So, you’re a defendant in a class action brought pursuant to California law and you are able to prevail at trial and have been found not liable for false advertising. Assuming the case was brought under California’s Consumer Legal Remedies Act, which has a fee-shifting provision providing for the payment of fees to successful plaintiffs’ attorneys, you are probably thinking that you dodged a bullet and are now off the hook for any attorneys’ fees incurred by plaintiffs’ counsel, right?
If you modified business practices criticized in the lawsuit after its initiation, THINK AGAIN!
Under California’s Private Attorney General Act, Cal. Civ. Proc. Code § 1021.5, a successful party may be awarded attorneys’ fees if an action has resulted in the enforcement of an “important right” affecting the public interest if:
(a) a significant benefit, whether pecuniary or nonpecuniary, has been conferred on the general public or a large class of persons,
(b) the necessity and financial burden of private enforcement, or of enforcement by one public entity against another public entity, are such as to make the award appropriate, and
(c) such fees should not in the interest of justice be paid out of the recovery, if any.
A plaintiff need not win a lawsuit to be deemed a “successful party” under the statute because the “critical fact” in making this determination “is the impact of the action, not the manner of its resolution.” Graham v. DaimlerChrysler Corp., 34 Cal. 4th 553, 566 (2004). Courts have held that a plaintiff is a successful party in a lawsuit “whenever it obtains the relief sought in its lawsuit, regardless of whether that relief is obtained through a voluntary change in the defendant’s conduct, through a settlement, or otherwise.” Hogar v. Comty Dev. Comm’n of City of Escondido, 157 Cal. App. 4th 1358, 1365 (2007).

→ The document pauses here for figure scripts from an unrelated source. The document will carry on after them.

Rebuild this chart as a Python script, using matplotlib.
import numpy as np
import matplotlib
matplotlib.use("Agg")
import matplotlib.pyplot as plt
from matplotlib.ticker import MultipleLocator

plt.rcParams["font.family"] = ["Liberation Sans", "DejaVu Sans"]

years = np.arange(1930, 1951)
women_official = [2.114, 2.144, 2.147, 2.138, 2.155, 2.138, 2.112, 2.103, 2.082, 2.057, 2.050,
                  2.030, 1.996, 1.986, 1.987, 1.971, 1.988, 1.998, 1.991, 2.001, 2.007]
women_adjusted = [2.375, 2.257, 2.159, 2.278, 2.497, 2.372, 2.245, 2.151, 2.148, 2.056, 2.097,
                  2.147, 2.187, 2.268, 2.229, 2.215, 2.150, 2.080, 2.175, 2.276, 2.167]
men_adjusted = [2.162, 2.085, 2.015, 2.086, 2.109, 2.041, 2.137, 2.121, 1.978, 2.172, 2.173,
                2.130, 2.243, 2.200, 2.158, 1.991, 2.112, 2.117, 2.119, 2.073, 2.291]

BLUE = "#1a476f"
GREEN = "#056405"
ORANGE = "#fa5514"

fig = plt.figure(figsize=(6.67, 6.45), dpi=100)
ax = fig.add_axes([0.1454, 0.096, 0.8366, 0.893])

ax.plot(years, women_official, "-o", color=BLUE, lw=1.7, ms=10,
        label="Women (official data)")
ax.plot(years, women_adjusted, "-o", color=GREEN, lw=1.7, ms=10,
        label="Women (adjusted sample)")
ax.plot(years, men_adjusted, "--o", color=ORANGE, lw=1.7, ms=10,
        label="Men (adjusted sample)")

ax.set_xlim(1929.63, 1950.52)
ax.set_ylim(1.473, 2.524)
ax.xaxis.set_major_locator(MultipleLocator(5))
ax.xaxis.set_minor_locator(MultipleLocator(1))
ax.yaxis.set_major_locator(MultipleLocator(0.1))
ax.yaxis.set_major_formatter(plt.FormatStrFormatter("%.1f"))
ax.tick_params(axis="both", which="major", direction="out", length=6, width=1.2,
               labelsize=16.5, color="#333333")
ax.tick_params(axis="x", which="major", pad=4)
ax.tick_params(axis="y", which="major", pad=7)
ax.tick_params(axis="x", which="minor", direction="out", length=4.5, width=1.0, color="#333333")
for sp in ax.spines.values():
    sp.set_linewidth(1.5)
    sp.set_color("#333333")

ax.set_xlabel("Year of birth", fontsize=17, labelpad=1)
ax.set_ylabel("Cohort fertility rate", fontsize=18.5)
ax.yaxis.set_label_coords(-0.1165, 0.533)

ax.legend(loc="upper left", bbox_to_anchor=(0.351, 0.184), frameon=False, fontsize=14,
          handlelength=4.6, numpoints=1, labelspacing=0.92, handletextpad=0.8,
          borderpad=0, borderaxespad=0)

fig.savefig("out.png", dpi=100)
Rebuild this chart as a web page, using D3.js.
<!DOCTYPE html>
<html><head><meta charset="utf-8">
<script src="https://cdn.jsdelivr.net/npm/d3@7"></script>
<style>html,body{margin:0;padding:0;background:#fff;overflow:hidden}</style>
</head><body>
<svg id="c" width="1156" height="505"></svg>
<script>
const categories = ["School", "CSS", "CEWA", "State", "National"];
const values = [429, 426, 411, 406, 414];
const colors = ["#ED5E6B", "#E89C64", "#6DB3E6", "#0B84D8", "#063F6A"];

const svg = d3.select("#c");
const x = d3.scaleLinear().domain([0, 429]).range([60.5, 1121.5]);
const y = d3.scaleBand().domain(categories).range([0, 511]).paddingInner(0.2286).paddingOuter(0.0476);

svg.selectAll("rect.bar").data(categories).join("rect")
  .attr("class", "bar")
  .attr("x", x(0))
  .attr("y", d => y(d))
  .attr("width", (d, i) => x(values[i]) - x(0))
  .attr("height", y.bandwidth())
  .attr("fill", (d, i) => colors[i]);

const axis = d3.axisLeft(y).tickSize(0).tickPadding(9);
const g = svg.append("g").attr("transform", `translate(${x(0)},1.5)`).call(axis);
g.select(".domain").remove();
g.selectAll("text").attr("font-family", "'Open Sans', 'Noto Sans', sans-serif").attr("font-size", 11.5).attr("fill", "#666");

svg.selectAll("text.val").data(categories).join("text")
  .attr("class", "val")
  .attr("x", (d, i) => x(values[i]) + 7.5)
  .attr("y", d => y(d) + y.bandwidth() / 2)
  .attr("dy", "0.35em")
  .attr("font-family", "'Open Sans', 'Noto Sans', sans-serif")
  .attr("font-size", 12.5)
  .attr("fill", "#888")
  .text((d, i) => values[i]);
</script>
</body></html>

Defendants in false advertising class actions are particularly vulnerable to this type of fee award if, for example, they were to change product packaging, labeling or advertising to remove problematic language that initially led to class action claims. Such modifications could lead a court to conclude that even though there is no liability, the fact that the lawsuit was brought caused a change in business practice, conferring a “significant benefit” on the general public, thereby entitling plaintiffs to a fee award.

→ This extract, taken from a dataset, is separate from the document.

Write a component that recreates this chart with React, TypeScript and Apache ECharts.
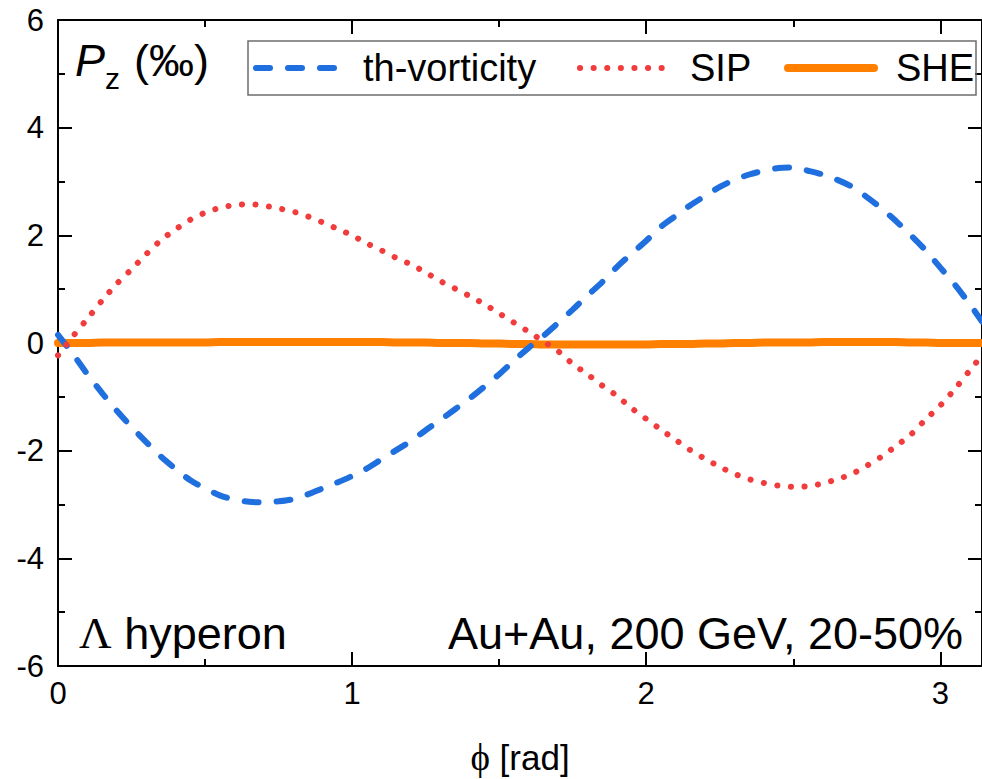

This was the result in Henderson v. J.M. Smucker Co., 2013 WL 3146774 (C.D. Cal. 2013), a case based on allegations that defendant Smuckers had made “misleading health and wellness claims” in the marketing of its Uncrustables and Crisco Shortening Products. Although the case was dismissed, the court concluded that because Smuckers removed high fructose corn syrup from its products and changed certain labels, plaintiff was entitled to recover fees, although leaving the amount of fees to be determined at a later date.
Such a result gives a clear warning to defendants in the consumer products industry: change business practices that have given rise to lawsuits at your own peril because you could be liable for attorneys’ fees even without a determination of liability.*
*Post-script – the Court in Henderson ruled on the amount of the fees that could be reclaimed in a February 28, 2014 order. Case 2:10-cv-04524-GHK (VBKx), Dkt. 314. Although plaintiffs sought more than $3 million in fees, Judge King found that the poor performance by plaintiffs’ counsel merited only “10% of the lodestar,” knocking the fees down to a mere $72,297.90.